MBED stalling on call to interface chip

21 Jan 2015

We are using the mbed in autonomous systems that should run continuously for months / years.

While doing so, we have observed that sometimes (seemingly randomly), the mbed interface chip may become "inaccessible" to the Cortex M3. When this happens, any call to the interface chip (i.e. the default MAC address getter or use of the mbed's local file system) will result in the system stalling.

In this state, the function "mbed_interface_connected" still returns 1, so there seems to be no way to check for the issue prior to a call that will stall the program.

Once in this state, it is possible to get stuck in a loop where the M3's watchdog reboots the M3, only to have it stall again on the interface chip call (after which the watchdog reboots the M3, it stalls again, etc).

Rebooting the mbed interface chip (via the black button or a power cycle) will put the system back into a normal state. This isn't particularly helpful when one does not have physical access to the mbed, however. :)

An extremely simple program to demonstrate this issue is available at:

http://developer.mbed.org/users/uci1/code/an_m0interface_stall_test/

Note: in running this program 3 times, the stalling occurred after 11 seconds, 2 minutes and then 2:40 minutes. So, mileage may vary.
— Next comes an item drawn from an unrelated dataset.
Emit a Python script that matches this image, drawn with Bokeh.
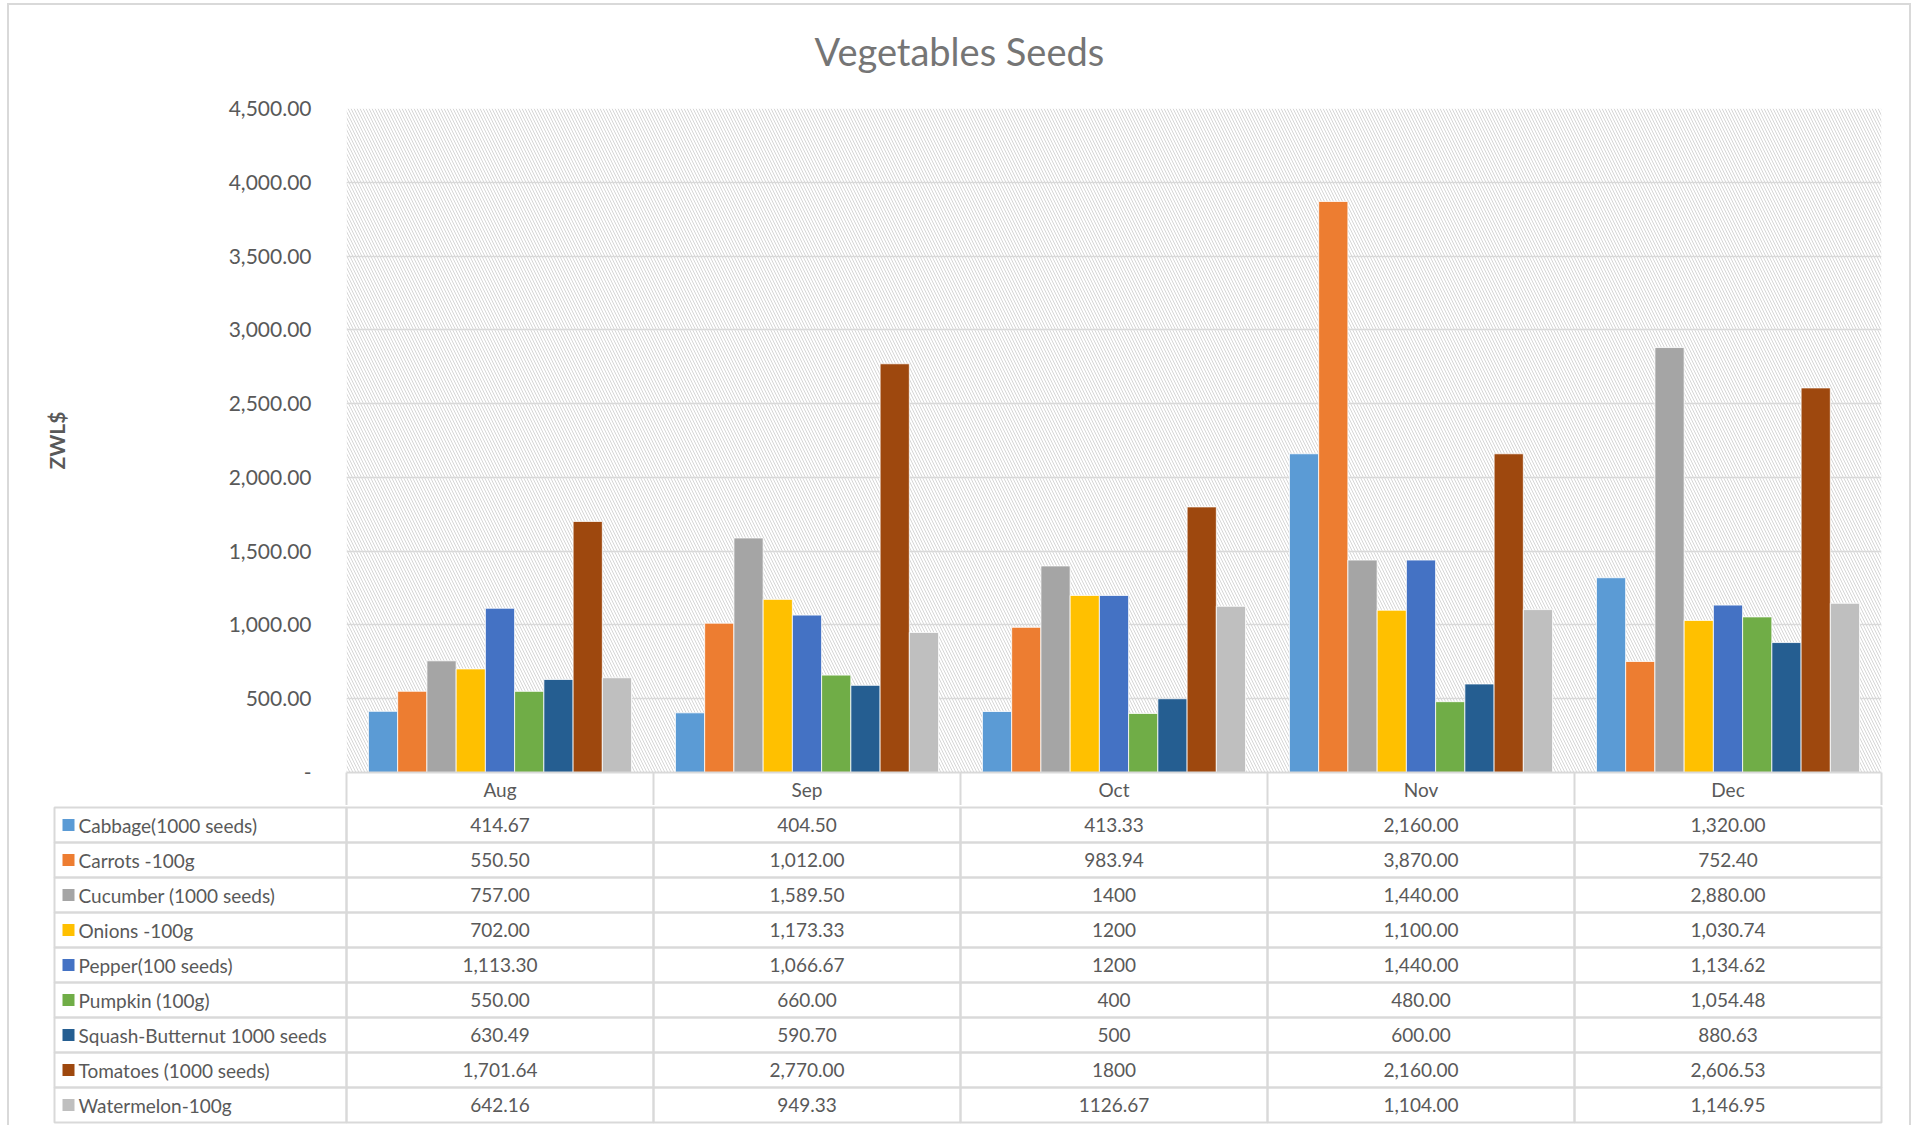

It would be fantastic if someone could explain what might be going on to cause the inaccessibility of the interface chip. Also, if there are any clever ideas for working around this issue other than avoiding all calls to the interface chip, which is an obvious, if inconvenient, work around.

Thanks very much for your help!

21 Jan 2015

Never heard about this one before, but did you try either updating the firmware, or going one version back?

21 Jan 2015

Can you clarify if this happening on the LPC1768, LPC11U24 or both?? Your test program is called m0 but your question references m3.

21 Jan 2015

Oh, of course, I should have specified.

This is using the LPC1768. The "m0" in the program test referrs to the mbed interface chip.

I've seen this behavior with mbed libraries v85 and the latest v92 (which the test program uses). Likely it occurs with other versions.

The LPC1768 mbed that I'm currently using has firmware 16457. We have some other units already deployed that may have an older firmware version (I'm not sure). I haven't yet tried updating the firmware, but it would be nice to gain a better understanding (if possible) of what's going on currently before doing so.

23 Jan 2015

A bit more information. It seems that calls to printf or debug (via mbed_debug.h) do not result in the stalling, even though I guess they access the interface chip in order to send data out of the USB plug on the MBED board.

Does this implicate something about the local file system access being related to the stalling? It does seem that either requesting the MAC address or accessing the local file system can lead to the system stalling. These could be related if the MAC address function is attempting to parse the MBED.HTM file on the local file system.

Also, it does not appear to matter whether or not a computer is connected to the MBED board via the USB interface cable.

23 Jan 2015

LocalFileSystem uses a semihosting interface (debug), while printf and also mbed_debug use a regular UART to send data to the interface chip, which in turn sends it via USB.

23 Jan 2015

Not a solution but a possible fail-safe: use a DigitalOut to pull the nRST pin low when the watchdog timer causes a reset. This should reset the IF chip and also reset the target again. That second reset should not lead to a new reset when the digitalout pin is default high. An external watchdog or CPU monitor device would probably be even more robust.

23 Jan 2015

Thanks for the suggestion. We are working on an external watchdog, indeed. We're a bit hesitant to reset via the nRST pin (or just a call to mbed_reset) whenever the watchdog flag is high on startup, as it could potentially lead to a reset loop. In the meantime, avoiding calls to get the MAC address or to use the local file system seem more robust...

It would be great to have more understanding of what's going on, however. Even a note that others see the same effect would be nice.